Graphene oxide (GO) was prepared by an improved Hummers method. Large GO (LGO) flakes were separated and collected as the precursor for film fabrication. After seven repeated centrifugation steps, LGO was isolated from a 3 wt.% GO suspension (collecting the bottom 30% of GO each time). Optical microscopy-based lateral-size statistics show that 74% of LGO flakes exceed 75 μm, and 54% exceed 100 μm. Typical flake-size GO (TGO) was used as a control sample. LGO assembled films were fabricated by roll transfer coating of premeasured LGO hydrogel onto a self-peeling substrate such as PET film.
The LGO hydrogel on the substrate was dried at 70–80 °C. After drying, a soft, deep-brown freestanding paper-like GO film (LGO film) could be peeled from the PET substrate. During this step, the anisotropic liquid-crystalline behavior of the LGO hydrogel can produce prealigned oriented structures after force-directed roll transfer.

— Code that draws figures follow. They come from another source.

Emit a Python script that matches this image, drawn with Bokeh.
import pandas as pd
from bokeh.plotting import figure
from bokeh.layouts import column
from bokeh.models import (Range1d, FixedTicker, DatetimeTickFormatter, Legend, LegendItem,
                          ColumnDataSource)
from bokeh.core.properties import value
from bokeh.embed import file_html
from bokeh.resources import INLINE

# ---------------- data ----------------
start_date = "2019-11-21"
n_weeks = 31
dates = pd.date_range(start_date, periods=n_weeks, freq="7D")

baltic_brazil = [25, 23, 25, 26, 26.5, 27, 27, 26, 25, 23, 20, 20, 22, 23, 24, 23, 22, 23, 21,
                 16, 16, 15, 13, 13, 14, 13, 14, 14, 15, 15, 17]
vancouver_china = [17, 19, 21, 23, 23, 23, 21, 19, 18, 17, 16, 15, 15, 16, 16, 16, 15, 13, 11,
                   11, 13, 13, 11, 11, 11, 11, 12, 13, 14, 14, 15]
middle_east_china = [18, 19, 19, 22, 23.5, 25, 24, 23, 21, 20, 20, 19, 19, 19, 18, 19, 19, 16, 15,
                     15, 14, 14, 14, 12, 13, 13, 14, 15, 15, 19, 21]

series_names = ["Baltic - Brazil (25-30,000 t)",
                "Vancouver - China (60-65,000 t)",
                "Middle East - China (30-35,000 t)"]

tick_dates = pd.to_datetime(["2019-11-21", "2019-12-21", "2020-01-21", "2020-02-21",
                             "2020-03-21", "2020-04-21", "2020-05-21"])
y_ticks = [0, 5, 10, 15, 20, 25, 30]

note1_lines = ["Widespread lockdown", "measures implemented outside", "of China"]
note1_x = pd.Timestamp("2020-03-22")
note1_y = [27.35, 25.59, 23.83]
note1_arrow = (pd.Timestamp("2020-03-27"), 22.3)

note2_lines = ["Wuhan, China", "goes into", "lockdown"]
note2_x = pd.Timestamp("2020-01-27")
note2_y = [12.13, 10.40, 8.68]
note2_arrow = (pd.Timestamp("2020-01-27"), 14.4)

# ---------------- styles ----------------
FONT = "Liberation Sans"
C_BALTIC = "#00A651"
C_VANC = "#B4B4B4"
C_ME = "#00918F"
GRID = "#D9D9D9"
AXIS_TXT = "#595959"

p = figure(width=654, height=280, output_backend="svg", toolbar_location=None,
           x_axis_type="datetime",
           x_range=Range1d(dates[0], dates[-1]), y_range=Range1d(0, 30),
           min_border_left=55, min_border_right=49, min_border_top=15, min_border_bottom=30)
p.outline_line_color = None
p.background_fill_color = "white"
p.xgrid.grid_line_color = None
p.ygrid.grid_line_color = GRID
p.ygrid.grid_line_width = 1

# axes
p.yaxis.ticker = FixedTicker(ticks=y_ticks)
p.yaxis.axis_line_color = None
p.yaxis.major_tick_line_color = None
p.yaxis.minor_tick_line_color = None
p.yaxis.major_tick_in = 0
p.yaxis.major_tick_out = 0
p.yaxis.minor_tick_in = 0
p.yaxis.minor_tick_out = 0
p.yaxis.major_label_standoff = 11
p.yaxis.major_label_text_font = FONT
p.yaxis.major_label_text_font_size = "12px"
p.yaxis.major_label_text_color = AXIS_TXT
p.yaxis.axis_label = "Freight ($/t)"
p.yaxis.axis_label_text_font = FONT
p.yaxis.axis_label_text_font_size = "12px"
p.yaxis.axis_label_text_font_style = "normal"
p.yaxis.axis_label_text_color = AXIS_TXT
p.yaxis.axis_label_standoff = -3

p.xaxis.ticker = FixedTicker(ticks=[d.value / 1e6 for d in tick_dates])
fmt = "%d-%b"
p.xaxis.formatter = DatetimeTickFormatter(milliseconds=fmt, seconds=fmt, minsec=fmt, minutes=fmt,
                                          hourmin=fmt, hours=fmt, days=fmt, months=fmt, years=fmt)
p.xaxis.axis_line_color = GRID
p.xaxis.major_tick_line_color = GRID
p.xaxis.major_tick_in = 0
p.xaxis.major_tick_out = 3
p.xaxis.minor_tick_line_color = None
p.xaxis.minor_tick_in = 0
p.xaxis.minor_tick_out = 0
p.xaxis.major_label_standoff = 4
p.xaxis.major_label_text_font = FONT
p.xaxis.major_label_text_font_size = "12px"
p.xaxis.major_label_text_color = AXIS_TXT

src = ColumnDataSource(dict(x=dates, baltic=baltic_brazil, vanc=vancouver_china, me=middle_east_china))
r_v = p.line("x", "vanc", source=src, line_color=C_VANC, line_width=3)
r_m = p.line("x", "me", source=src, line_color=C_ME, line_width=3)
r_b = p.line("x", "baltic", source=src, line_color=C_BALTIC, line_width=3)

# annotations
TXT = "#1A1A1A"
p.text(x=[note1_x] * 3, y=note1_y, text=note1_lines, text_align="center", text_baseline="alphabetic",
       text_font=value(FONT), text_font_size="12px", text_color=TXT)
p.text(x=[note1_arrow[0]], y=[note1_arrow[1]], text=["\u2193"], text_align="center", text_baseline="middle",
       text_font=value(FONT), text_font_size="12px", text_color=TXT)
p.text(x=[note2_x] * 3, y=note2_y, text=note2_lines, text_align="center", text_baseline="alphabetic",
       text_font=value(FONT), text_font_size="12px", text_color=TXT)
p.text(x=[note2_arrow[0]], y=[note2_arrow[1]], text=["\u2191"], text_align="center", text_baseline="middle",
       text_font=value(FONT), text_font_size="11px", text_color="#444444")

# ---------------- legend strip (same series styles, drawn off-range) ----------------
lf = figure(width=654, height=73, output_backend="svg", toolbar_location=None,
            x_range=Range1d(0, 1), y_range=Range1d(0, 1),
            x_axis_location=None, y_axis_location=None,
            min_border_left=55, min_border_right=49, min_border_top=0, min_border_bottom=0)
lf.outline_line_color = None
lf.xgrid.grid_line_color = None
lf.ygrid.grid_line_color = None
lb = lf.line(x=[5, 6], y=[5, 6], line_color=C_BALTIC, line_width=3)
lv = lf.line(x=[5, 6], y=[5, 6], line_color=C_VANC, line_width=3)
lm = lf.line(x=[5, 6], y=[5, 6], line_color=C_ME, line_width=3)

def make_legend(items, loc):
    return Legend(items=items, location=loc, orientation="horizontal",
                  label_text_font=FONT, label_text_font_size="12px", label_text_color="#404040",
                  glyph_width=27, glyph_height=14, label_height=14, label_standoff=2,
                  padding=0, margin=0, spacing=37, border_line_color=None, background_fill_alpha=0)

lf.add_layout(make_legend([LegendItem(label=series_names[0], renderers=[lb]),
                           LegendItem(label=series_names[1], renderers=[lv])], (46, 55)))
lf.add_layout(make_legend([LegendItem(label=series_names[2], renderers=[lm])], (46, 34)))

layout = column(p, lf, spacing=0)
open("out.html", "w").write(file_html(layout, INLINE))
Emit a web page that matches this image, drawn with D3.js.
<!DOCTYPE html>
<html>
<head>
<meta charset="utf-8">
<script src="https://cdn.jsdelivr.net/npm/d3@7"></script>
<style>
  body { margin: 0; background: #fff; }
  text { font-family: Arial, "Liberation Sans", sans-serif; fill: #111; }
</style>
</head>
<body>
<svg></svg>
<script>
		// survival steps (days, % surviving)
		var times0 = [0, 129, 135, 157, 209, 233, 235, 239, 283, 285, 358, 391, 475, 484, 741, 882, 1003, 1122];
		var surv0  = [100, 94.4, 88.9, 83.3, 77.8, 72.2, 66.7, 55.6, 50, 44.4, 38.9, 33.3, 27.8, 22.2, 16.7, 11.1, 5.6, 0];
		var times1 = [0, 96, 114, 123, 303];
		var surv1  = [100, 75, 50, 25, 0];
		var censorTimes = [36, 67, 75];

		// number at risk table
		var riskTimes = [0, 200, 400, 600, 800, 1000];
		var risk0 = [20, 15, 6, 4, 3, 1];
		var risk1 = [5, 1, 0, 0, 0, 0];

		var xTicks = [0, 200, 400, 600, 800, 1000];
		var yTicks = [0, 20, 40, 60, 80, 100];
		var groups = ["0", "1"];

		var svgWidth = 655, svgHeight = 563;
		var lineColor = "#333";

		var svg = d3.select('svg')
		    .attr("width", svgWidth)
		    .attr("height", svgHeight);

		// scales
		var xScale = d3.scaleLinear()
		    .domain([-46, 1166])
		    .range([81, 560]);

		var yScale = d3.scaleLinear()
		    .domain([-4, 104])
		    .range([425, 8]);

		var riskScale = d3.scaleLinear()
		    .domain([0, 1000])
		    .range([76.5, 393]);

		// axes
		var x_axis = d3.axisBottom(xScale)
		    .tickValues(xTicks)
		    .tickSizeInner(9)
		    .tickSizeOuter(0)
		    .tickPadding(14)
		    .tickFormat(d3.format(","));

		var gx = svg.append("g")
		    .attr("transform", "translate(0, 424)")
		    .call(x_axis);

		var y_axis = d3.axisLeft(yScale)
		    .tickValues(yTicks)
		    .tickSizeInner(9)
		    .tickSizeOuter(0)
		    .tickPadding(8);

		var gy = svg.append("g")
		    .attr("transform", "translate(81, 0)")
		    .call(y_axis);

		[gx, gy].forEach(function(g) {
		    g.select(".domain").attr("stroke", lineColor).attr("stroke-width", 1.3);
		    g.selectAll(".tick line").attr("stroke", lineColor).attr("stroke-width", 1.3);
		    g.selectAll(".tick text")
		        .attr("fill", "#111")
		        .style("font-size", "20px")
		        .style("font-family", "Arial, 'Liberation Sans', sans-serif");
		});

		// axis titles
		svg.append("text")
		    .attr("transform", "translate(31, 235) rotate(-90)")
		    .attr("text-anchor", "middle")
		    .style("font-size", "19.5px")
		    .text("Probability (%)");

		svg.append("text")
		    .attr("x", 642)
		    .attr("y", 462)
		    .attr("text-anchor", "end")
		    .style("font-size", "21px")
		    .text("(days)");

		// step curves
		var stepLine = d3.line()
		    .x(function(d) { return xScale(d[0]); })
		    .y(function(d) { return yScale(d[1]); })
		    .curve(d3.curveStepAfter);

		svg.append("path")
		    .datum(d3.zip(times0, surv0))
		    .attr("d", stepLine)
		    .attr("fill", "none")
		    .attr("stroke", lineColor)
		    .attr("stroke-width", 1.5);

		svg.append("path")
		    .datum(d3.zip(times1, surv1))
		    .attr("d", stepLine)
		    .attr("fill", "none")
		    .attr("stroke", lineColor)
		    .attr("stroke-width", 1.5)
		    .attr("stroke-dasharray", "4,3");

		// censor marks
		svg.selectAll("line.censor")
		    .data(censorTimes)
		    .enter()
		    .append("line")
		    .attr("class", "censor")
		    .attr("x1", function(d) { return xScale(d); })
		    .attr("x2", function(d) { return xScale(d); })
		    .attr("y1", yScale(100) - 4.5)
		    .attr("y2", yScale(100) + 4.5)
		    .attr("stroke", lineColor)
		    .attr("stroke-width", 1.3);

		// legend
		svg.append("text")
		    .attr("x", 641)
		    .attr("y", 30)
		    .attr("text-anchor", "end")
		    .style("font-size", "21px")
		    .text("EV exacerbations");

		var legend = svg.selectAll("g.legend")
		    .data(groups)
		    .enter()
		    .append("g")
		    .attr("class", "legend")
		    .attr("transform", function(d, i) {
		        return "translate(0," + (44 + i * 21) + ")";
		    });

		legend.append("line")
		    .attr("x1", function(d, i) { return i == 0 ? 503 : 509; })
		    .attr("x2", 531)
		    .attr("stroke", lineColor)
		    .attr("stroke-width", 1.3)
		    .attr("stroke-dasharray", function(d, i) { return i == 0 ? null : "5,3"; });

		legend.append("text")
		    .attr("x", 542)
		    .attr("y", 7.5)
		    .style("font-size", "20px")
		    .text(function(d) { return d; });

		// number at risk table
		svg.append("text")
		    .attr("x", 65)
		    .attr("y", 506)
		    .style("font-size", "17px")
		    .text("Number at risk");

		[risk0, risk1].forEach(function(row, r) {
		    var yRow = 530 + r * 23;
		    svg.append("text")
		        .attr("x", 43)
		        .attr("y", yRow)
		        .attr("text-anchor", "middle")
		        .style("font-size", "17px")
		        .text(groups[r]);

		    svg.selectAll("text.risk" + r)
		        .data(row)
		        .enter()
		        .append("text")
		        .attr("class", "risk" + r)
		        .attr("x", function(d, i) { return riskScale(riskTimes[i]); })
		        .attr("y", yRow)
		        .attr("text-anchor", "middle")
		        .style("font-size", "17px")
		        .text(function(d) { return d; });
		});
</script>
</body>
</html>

This highly ordered laminate was converted to graphitized material via high-temperature graphitization. LGO films were thermally annealed between two graphite plates in an argon atmosphere at 1,300 °C for 2 hours and at 2,850 °C for 1 hour for reduction and graphite crystallization. Large crystalline graphite domains in GAF result from merging of neighboring reduced LGO flakes.

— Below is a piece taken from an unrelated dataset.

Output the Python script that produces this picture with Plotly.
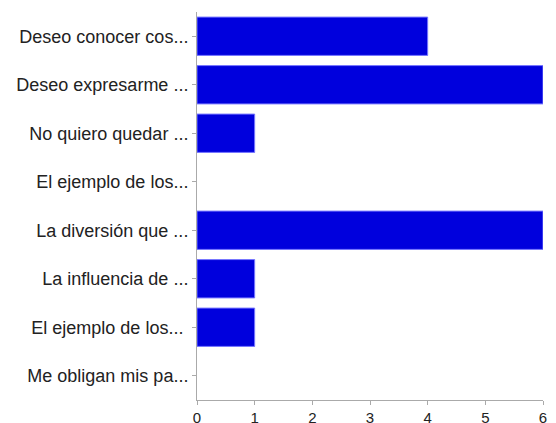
import plotly.graph_objects as go

categories = [
    "Deseo conocer cos...",
    "Deseo expresarme ...",
    "No quiero quedar ...",
    "El ejemplo de los...",
    "La diversión que ...",
    "La influencia de ...",
    "El ejemplo de los... ",
    "Me obligan mis pa...",
]
values = [4, 6, 1, 0, 6, 1, 1, 0]
x_ticks = [0, 1, 2, 3, 4, 5, 6]

fig = go.Figure(go.Bar(
    y=categories,
    x=values,
    orientation="h",
    marker=dict(color="#0000dd",
                line=dict(color="#7777ff", width=[1 if v > 0 else 0 for v in values])),
))

fig.update_layout(
    width=540, height=415,
    margin=dict(l=189, r=5, t=4, b=23),
    plot_bgcolor="white", paper_bgcolor="white",
    bargap=0.21,
    showlegend=False,
    font=dict(family="Liberation Sans, Arial, sans-serif", size=18, color="#222222"),
)
fig.update_yaxes(
    autorange="reversed", automargin=False,
    showgrid=False, zeroline=False,
    showline=True, linecolor="#aaaaaa", linewidth=1,
    ticks="outside", ticklen=4, tickcolor="#aaaaaa",
    ticklabelstandoff=0,
)
fig.update_xaxes(
    range=[0, 6], tickvals=x_ticks, automargin=False,
    ticklabeloverflow="allow",
    tickfont=dict(size=15),
    showgrid=False, zeroline=False,
    showline=True, linecolor="#aaaaaa", linewidth=1,
    ticks="outside", ticklen=4, tickcolor="#aaaaaa",
    ticklabelstandoff=0,
)

fig.write_html("out.html")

After initial high-temperature annealing, the material becomes fully graphitized, allowing defect-free graphene nanosheets to lie flat and make large-area planar contacts. Subsequent rolling compression under 300 MPa pressure yields the final GAF. Rolling compression helps eliminate interlayer gaps and contact resistance and contributes to excellent flexibility.
Following rolling, a second high-temperature anneal at 2,850 °C in argon removes structural damage introduced during rolling and further improves conductivity. Using the same procedure but starting from TGO produces TGF.
Conclusion
The research team demonstrated progress in lightweight, flexible, mechanically durable, chemically stable, and highly conductive GAF structures that can be applied to multi-band 5G wireless communication equipment and electromagnetic protection, addressing key limitations of copper-based electronics. GAF-based 5G electronic components can be designed in complex patterns and integrated into communication systems to support advanced functions across microwave communication bands.

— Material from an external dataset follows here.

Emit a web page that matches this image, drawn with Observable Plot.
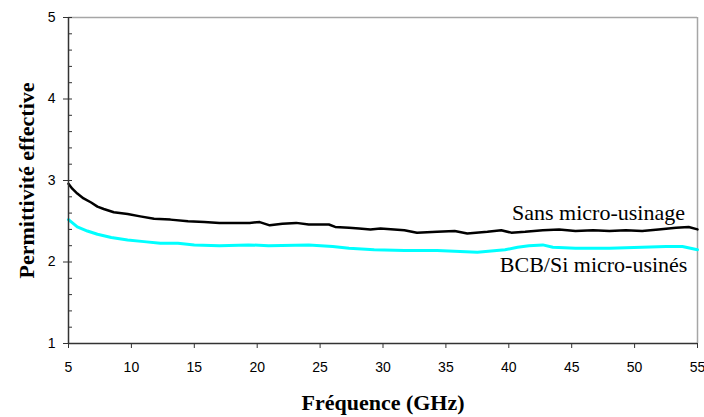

GAF also shows excellent electromagnetic shielding performance in microwave and terahertz bands and can be fabricated into metamaterials for selective electromagnetic shielding. The study indicates that highly conductive graphene films can serve as a full-function, sustainable alternative material for RF applications, supporting current and next-generation flexible electronics, wireless communication equipment, and EMI shielding. Macroscopic graphene films can act as functional and more sustainable replacements in current and future devices.